Kars İl Başkanı’nın görevden alınması gündemde
Son dönemde CHP’deki parti içindeki hareketlilikler arasında Kars İl Başkanı’nın görevden alınacağına dair kulisler gündemde. Parti içerisinde 31 Mart yerel seçim sürecine giderken ‘parti aleyhinde çalışma yürütenler’ listesi hukuk komisyonuna iletildi. CHP bu isimleri yaklaşan Tüzük Kurultayı öncesi ihraç ya da disiplin sürecine tabi tutmakta kararlı. Bu isimlerden ön plana çıkan ve görevi Taner Toraman’dan devralan Uludaşdemir, CHP eski Genel Başkanı Kemal Kılıçdaroğlu’na açık destek vermesiyle biliniyor.

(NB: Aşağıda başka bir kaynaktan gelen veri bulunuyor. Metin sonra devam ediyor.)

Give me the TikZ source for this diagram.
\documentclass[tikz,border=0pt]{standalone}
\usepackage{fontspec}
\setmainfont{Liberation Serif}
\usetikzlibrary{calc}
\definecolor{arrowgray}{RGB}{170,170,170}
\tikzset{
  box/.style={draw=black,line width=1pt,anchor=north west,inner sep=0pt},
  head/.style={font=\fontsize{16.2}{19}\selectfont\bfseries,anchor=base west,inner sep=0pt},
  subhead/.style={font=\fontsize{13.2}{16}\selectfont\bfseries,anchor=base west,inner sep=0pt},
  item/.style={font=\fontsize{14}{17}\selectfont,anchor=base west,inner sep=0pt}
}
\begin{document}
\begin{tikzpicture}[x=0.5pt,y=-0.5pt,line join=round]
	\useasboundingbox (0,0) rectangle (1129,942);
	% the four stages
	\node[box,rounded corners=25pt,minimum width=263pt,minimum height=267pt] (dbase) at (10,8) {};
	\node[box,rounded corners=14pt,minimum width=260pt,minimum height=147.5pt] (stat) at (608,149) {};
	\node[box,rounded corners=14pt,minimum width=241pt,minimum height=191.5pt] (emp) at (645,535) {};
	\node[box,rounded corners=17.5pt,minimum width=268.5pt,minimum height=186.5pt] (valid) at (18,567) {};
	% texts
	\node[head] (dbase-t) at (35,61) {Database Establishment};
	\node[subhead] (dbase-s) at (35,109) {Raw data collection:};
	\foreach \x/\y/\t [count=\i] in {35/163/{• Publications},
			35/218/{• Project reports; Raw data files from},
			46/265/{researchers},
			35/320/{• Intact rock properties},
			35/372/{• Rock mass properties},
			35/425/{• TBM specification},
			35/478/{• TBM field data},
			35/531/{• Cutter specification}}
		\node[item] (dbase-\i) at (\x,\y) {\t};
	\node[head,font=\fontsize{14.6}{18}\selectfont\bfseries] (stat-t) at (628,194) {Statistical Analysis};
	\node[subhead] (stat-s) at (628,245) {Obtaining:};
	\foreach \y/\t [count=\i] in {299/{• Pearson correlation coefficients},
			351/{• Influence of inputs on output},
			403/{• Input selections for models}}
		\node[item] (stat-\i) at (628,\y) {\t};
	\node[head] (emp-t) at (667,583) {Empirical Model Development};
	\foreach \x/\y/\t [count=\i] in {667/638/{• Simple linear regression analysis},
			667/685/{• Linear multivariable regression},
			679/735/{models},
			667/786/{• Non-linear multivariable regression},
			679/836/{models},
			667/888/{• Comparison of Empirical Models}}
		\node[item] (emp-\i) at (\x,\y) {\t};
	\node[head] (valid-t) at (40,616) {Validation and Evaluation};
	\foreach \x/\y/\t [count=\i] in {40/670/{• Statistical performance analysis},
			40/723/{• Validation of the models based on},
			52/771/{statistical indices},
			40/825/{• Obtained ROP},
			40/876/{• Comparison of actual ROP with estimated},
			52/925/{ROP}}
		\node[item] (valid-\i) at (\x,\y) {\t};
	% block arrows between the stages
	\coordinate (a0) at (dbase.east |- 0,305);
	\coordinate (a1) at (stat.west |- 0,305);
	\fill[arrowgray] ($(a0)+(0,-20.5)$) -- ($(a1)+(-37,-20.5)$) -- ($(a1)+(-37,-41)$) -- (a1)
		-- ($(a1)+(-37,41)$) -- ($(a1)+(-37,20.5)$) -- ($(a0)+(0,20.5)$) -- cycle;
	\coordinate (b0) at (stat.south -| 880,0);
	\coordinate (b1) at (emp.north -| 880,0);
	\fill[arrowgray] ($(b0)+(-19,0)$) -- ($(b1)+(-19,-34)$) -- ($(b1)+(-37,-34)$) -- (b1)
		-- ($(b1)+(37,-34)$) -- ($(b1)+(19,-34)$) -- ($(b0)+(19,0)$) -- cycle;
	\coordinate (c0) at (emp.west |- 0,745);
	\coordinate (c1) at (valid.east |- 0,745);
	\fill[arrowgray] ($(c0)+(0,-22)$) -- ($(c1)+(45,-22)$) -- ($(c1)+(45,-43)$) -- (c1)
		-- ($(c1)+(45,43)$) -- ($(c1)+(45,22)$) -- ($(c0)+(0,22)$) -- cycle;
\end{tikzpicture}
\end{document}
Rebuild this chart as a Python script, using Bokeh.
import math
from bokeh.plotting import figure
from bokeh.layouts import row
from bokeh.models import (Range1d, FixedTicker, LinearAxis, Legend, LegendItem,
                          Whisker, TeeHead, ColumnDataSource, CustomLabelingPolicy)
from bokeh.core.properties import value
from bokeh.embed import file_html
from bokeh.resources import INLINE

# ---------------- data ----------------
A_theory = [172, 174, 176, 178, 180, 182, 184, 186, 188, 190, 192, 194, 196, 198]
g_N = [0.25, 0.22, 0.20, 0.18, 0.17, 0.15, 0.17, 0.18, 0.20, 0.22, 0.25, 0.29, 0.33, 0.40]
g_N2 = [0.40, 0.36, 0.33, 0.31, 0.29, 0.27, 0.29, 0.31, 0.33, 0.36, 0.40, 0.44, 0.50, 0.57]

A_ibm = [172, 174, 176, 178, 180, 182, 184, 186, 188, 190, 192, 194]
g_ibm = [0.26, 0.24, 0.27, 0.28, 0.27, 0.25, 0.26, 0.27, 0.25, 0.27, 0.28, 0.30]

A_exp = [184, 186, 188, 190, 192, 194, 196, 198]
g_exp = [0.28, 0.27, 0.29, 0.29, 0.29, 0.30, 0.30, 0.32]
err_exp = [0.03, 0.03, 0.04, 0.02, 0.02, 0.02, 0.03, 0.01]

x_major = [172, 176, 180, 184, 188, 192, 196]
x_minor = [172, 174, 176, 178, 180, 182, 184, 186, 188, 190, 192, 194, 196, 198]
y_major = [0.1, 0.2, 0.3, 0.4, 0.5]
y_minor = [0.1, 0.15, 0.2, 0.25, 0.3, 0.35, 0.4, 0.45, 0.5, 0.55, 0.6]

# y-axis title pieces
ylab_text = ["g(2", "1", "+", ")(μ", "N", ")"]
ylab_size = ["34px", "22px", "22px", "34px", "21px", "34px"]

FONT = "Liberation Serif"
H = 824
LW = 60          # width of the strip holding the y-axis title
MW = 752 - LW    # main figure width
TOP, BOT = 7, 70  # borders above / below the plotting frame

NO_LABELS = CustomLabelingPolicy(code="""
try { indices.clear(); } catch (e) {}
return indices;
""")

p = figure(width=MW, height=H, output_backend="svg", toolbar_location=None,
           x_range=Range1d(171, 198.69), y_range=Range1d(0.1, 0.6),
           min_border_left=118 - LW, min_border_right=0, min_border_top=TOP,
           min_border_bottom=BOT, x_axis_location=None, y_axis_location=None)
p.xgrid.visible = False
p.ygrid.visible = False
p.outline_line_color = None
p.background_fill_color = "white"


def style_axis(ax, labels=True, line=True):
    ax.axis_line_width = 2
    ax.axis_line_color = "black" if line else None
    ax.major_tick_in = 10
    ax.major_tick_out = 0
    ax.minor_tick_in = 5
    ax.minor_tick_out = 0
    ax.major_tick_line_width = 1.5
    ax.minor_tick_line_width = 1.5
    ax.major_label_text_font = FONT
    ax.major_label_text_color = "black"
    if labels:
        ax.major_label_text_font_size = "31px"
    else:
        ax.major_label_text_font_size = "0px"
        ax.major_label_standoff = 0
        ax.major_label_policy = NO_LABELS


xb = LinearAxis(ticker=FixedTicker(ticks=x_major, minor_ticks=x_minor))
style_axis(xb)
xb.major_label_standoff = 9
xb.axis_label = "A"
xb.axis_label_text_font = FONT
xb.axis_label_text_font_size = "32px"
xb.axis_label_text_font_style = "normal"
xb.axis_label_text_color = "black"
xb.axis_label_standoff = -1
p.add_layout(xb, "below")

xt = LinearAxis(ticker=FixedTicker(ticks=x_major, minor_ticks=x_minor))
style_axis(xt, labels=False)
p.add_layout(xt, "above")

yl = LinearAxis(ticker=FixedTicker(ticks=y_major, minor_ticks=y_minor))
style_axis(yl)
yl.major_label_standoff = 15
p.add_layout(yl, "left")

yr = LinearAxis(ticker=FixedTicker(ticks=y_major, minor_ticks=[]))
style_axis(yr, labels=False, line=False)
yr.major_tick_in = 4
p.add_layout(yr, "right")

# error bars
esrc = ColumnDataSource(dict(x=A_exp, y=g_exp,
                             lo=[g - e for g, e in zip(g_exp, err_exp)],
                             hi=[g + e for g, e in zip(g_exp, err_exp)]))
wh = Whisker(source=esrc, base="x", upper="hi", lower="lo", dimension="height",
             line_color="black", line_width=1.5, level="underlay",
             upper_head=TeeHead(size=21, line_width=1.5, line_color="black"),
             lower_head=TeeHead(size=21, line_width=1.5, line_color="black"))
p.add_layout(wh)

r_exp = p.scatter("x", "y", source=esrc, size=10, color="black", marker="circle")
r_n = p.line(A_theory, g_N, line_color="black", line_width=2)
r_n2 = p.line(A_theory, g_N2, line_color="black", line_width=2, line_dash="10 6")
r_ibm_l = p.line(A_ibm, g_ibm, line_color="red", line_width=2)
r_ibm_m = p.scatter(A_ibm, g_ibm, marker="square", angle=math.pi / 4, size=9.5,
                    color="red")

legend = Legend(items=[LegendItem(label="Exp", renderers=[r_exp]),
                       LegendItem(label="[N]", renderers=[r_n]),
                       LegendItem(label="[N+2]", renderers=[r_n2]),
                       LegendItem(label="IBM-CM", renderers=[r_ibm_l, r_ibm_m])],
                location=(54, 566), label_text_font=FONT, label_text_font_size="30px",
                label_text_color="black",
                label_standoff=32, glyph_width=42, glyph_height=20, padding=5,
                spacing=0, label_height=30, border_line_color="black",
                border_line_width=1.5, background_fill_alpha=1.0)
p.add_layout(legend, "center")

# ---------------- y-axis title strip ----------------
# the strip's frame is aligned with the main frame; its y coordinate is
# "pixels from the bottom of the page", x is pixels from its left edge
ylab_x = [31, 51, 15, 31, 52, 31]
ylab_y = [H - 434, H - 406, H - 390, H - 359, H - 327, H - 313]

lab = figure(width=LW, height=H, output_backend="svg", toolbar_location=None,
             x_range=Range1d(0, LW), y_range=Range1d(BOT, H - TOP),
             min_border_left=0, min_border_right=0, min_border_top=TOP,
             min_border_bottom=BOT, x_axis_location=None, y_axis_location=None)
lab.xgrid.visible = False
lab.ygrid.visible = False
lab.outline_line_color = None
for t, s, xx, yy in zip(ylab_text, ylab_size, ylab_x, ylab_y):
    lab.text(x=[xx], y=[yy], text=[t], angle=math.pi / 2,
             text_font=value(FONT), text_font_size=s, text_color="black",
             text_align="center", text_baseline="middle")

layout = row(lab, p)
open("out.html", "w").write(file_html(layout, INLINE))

Parti içi demokrasi ama nerede?
John Keane’nin “Kısa Demokrasi Tarihi” adlı eserini okuyanlar bilecektir. Keane, demokrasinin sürekli olarak yeniden inşa edilmesi gereken bir yönetim biçimi olduğunu vurgular. Kitapta yer alan şu cümle, günümüz Türkiye siyasetindeki durumu daha iyi anlamamıza yardımcı olabilir: "Demokrasi, sürekli olarak kendini yeniden keşfetme ve yenileme sürecidir; eğer bu süreç durursa, demokrasi de durur." Bu cümle, CHP'nin ve yeni liderlerinin ’değişim’ iddiası ile o koltukta oturduğu düşünüldüğünde dikkate alınması ve alması gereken bir husustur. Değişim yönetimden başladığı oranda dilde ve parti içi demokrasi anlayışında da geçerli olmalıdır.
Şimdi başa, hikâyenin başladığı en başa…
Cumhuriyet Halk Partisi bir genel başkanı ‘Bay Kemal’i ‘ silme peşinde olmamalıdır. Unutulmamalıdır ki ‘ Bay Kemal 22 yıllık AK iktidarının başı Erdoğan’ın eski bile olsa Cumhuriyet Halk Partisi Genel Başkanı’na yaptığı yakıştırmadır. Ekonomi bakanı İngiliz vatandaşı iken üstelik… Bugün ise CHP’ye yakışan aynı dile hizmet eden ve kendi içinden çıkan insanlarla vedalaşmaktır. Ötesi laf güzaf!